Write out the material exactly. Do not include the pictures.
>> BEGIN GIVEN MATERIAL
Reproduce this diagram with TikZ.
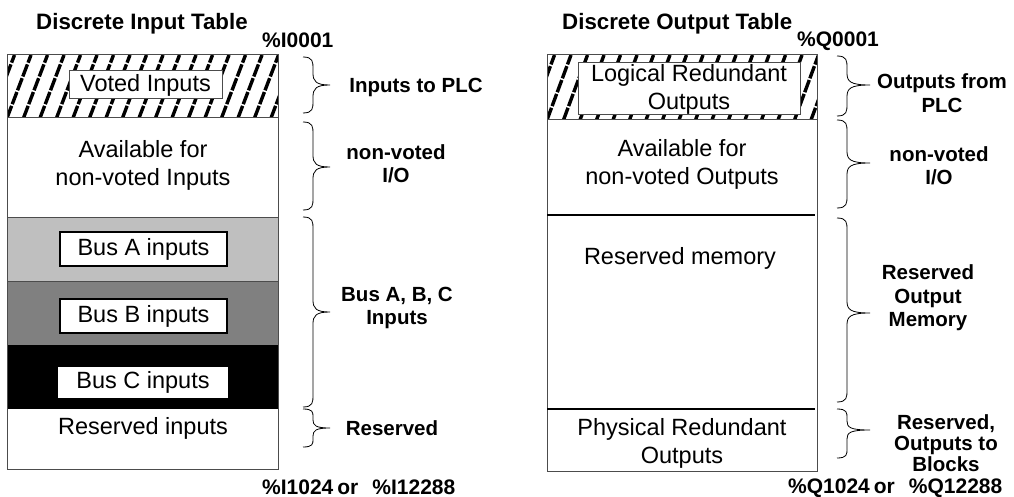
\documentclass[tikz,border=0pt]{standalone}
\usepackage{fontspec}
\setmainfont{Liberation Sans}
% #1 left x, #2 tip x, #3 top y, #4 mid y, #5 bottom y, #6 radius
\newcommand\curlybr[6]{%
  \draw[bracestyle] (#1,#3) .. controls ({#1+10},#3) and ({#1+10},{#3+#6*0.4}) .. ({#1+10},{#3+#6})
    -- ({#1+10},{#4-#6}) .. controls ({#1+10},{#4-#6*0.3}) and ({#1+13},#4) .. (#2,#4)
    .. controls ({#1+13},#4) and ({#1+10},{#4+#6*0.3}) .. ({#1+10},{#4+#6})
    -- ({#1+10},{#5-#6}) .. controls ({#1+10},{#5-#6*0.4}) and ({#1+10},#5) .. (#1,#5);}
\begin{document}
\begin{tikzpicture}[x=1pt,y=-1pt,
  txt/.style={font=\fontsize{23.5}{28}\selectfont, align=center, inner sep=0pt},
  lbl/.style={font=\bfseries\fontsize{20.5}{23.5}\selectfont, align=center, inner sep=0pt},
  pct/.style={font=\bfseries\fontsize{21}{24}\selectfont, inner sep=0pt},
  ttl/.style={font=\bfseries\fontsize{22.3}{27}\selectfont, inner sep=0pt},
  bracestyle/.style={draw=black, line width=0.8pt},
  hatchline/.style={line width=3.4pt, dash pattern=on 13pt off 1.8pt},
  frame/.style={draw=black!70, line width=1pt},
  thickrule/.style={draw=black, line width=2.4pt},
  busbox/.style={txt, draw=black, line width=1.6pt, fill=white, minimum width=167pt, minimum height=34pt}]
\useasboundingbox (0,0) rectangle (1014,497);

% ---------------- Left table ----------------
\fill[black!25] (7,217) rectangle (278,281);
\fill[black!50] (7,281) rectangle (278,345);
\fill[black] (7,345) rectangle (278,409);
\begin{scope}
  \clip (7,55) rectangle (278,118);
  \foreach \i in {-3,...,18} \draw[hatchline] ({7+\i*16.5},118) -- ({31+\i*16.5},55);
\end{scope}
\draw[frame] (7,118) -- (278,118);
\draw[draw=black!70, line width=0.8pt] (7,217) -- (278,217) (7,281) -- (278,281);
\draw[frame] (7,55) rectangle (278,469);

\node[txt, draw=black!70, line width=1pt, fill=white, minimum width=153pt, minimum height=28pt] (voted) at (145.5,85) {Voted Inputs};
\node[txt] (availI) at (143,165) {Available for\\non-voted Inputs};
\node[busbox] (busA) at (143.5,249) {Bus A inputs};
\node[busbox] (busB) at (143.5,316) {Bus B inputs};
\node[txt, fill=white, minimum width=170pt, minimum height=31pt] (busC) at (143,382.5) {Bus C inputs};
\node[txt] (resI) at (143,428) {Reserved inputs};

\node[ttl, anchor=west] (titleI) at (36,24) {Discrete Input Table};
\node[pct, anchor=west] (i0001) at (262,40) {\%I0001};
\node[pct, anchor=west] (iend) at (262,487) {\%I1024\hspace{4pt}or\hspace{14pt}\%I12288};

\curlybr{303}{330}{57}{85}{113}{12}
\curlybr{303}{330}{122}{167}{210}{12}
\curlybr{303}{330}{217}{312}{407}{12}
\curlybr{303}{330}{409}{428}{447}{8}

\node[lbl] (lI1) at (416,87) {Inputs to PLC};
\node[lbl] (lI2) at (396,164) {non-voted\\I/O};
\node[lbl] (lI3) at (397,308) {Bus A, B, C\\Inputs};
\node[lbl] (lI4) at (392,428) {Reserved};

% ---------------- Right table ----------------
\begin{scope}
  \clip (547,55) rectangle (817,120);
  \foreach \i in {-3,...,18} \draw[hatchline] ({547+\i*16.5},120) -- ({571+\i*16.5},55);
\end{scope}
\draw[frame] (547,120) -- (817,120);
\draw[frame] (547,55) rectangle (817,471);
\draw[thickrule] (547,215) -- (815,215);
\draw[thickrule] (547,409) -- (815,409);

\node[txt, draw=black!70, line width=1pt, fill=white, minimum width=222pt, minimum height=52pt] (logical) at (689,89) {Logical Redundant\\Outputs};
\node[txt] (availO) at (682,164) {Available for\\non-voted Outputs};
\node[txt] (resmem) at (680,258) {Reserved memory};
\node[txt] (phys) at (682,443) {Physical Redundant\\Outputs};

\node[ttl, anchor=west] (titleO) at (562,24) {Discrete Output Table};
\node[pct, anchor=west] (q0001) at (797,41) {\%Q0001};
\node[pct, anchor=west] (qend) at (788,488) {\%Q1024\hspace{4pt}or\hspace{14pt}\%Q12288};

\curlybr{837}{870}{56}{85}{116}{12}
\curlybr{837}{870}{120}{163}{208}{12}
\curlybr{837}{870}{218}{313}{402}{12}
\curlybr{837}{870}{409}{430}{458}{9}

\node[lbl] (lO1) at (942,93) {Outputs from\\PLC};
\node[lbl] (lO2) at (939,166) {non-voted\\I/O};
\node[lbl] (lO3) at (928,298) {Reserved\\Output\\Memory};
\node[lbl, font=\bfseries\fontsize{20.5}{21}\selectfont] (lO4) at (946,443) {Reserved,\\Outputs to\\Blocks};
\end{tikzpicture}
\end{document}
>> END GIVEN MATERIAL
**TASK SOLUTION**
Reproduce this diagram with TikZ.
\documentclass[tikz,border=0pt]{standalone}
\usepackage{fontspec}
\setmainfont{Liberation Sans}
% #1 left x, #2 tip x, #3 top y, #4 mid y, #5 bottom y, #6 radius
\newcommand\curlybr[6]{%
  \draw[bracestyle] (#1,#3) .. controls ({#1+10},#3) and ({#1+10},{#3+#6*0.4}) .. ({#1+10},{#3+#6})
    -- ({#1+10},{#4-#6}) .. controls ({#1+10},{#4-#6*0.3}) and ({#1+13},#4) .. (#2,#4)
    .. controls ({#1+13},#4) and ({#1+10},{#4+#6*0.3}) .. ({#1+10},{#4+#6})
    -- ({#1+10},{#5-#6}) .. controls ({#1+10},{#5-#6*0.4}) and ({#1+10},#5) .. (#1,#5);}
\begin{document}
\begin{tikzpicture}[x=1pt,y=-1pt,
  txt/.style={font=\fontsize{23.5}{28}\selectfont, align=center, inner sep=0pt},
  lbl/.style={font=\bfseries\fontsize{20.5}{23.5}\selectfont, align=center, inner sep=0pt},
  pct/.style={font=\bfseries\fontsize{21}{24}\selectfont, inner sep=0pt},
  ttl/.style={font=\bfseries\fontsize{22.3}{27}\selectfont, inner sep=0pt},
  bracestyle/.style={draw=black, line width=0.8pt},
  hatchline/.style={line width=3.4pt, dash pattern=on 13pt off 1.8pt},
  frame/.style={draw=black!70, line width=1pt},
  thickrule/.style={draw=black, line width=2.4pt},
  busbox/.style={txt, draw=black, line width=1.6pt, fill=white, minimum width=167pt, minimum height=34pt}]
\useasboundingbox (0,0) rectangle (1014,497);

% ---------------- Left table ----------------
\fill[black!25] (7,217) rectangle (278,281);
\fill[black!50] (7,281) rectangle (278,345);
\fill[black] (7,345) rectangle (278,409);
\begin{scope}
  \clip (7,55) rectangle (278,118);
  \foreach \i in {-3,...,18} \draw[hatchline] ({7+\i*16.5},118) -- ({31+\i*16.5},55);
\end{scope}
\draw[frame] (7,118) -- (278,118);
\draw[draw=black!70, line width=0.8pt] (7,217) -- (278,217) (7,281) -- (278,281);
\draw[frame] (7,55) rectangle (278,469);

\node[txt, draw=black!70, line width=1pt, fill=white, minimum width=153pt, minimum height=28pt] (voted) at (145.5,85) {Voted Inputs};
\node[txt] (availI) at (143,165) {Available for\\non-voted Inputs};
\node[busbox] (busA) at (143.5,249) {Bus A inputs};
\node[busbox] (busB) at (143.5,316) {Bus B inputs};
\node[txt, fill=white, minimum width=170pt, minimum height=31pt] (busC) at (143,382.5) {Bus C inputs};
\node[txt] (resI) at (143,428) {Reserved inputs};

\node[ttl, anchor=west] (titleI) at (36,24) {Discrete Input Table};
\node[pct, anchor=west] (i0001) at (262,40) {\%I0001};
\node[pct, anchor=west] (iend) at (262,487) {\%I1024\hspace{4pt}or\hspace{14pt}\%I12288};

\curlybr{303}{330}{57}{85}{113}{12}
\curlybr{303}{330}{122}{167}{210}{12}
\curlybr{303}{330}{217}{312}{407}{12}
\curlybr{303}{330}{409}{428}{447}{8}

\node[lbl] (lI1) at (416,87) {Inputs to PLC};
\node[lbl] (lI2) at (396,164) {non-voted\\I/O};
\node[lbl] (lI3) at (397,308) {Bus A, B, C\\Inputs};
\node[lbl] (lI4) at (392,428) {Reserved};

% ---------------- Right table ----------------
\begin{scope}
  \clip (547,55) rectangle (817,120);
  \foreach \i in {-3,...,18} \draw[hatchline] ({547+\i*16.5},120) -- ({571+\i*16.5},55);
\end{scope}
\draw[frame] (547,120) -- (817,120);
\draw[frame] (547,55) rectangle (817,471);
\draw[thickrule] (547,215) -- (815,215);
\draw[thickrule] (547,409) -- (815,409);

\node[txt, draw=black!70, line width=1pt, fill=white, minimum width=222pt, minimum height=52pt] (logical) at (689,89) {Logical Redundant\\Outputs};
\node[txt] (availO) at (682,164) {Available for\\non-voted Outputs};
\node[txt] (resmem) at (680,258) {Reserved memory};
\node[txt] (phys) at (682,443) {Physical Redundant\\Outputs};

\node[ttl, anchor=west] (titleO) at (562,24) {Discrete Output Table};
\node[pct, anchor=west] (q0001) at (797,41) {\%Q0001};
\node[pct, anchor=west] (qend) at (788,488) {\%Q1024\hspace{4pt}or\hspace{14pt}\%Q12288};

\curlybr{837}{870}{56}{85}{116}{12}
\curlybr{837}{870}{120}{163}{208}{12}
\curlybr{837}{870}{218}{313}{402}{12}
\curlybr{837}{870}{409}{430}{458}{9}

\node[lbl] (lO1) at (942,93) {Outputs from\\PLC};
\node[lbl] (lO2) at (939,166) {non-voted\\I/O};
\node[lbl] (lO3) at (928,298) {Reserved\\Output\\Memory};
\node[lbl, font=\bfseries\fontsize{20.5}{21}\selectfont] (lO4) at (946,443) {Reserved,\\Outputs to\\Blocks};
\end{tikzpicture}
\end{document}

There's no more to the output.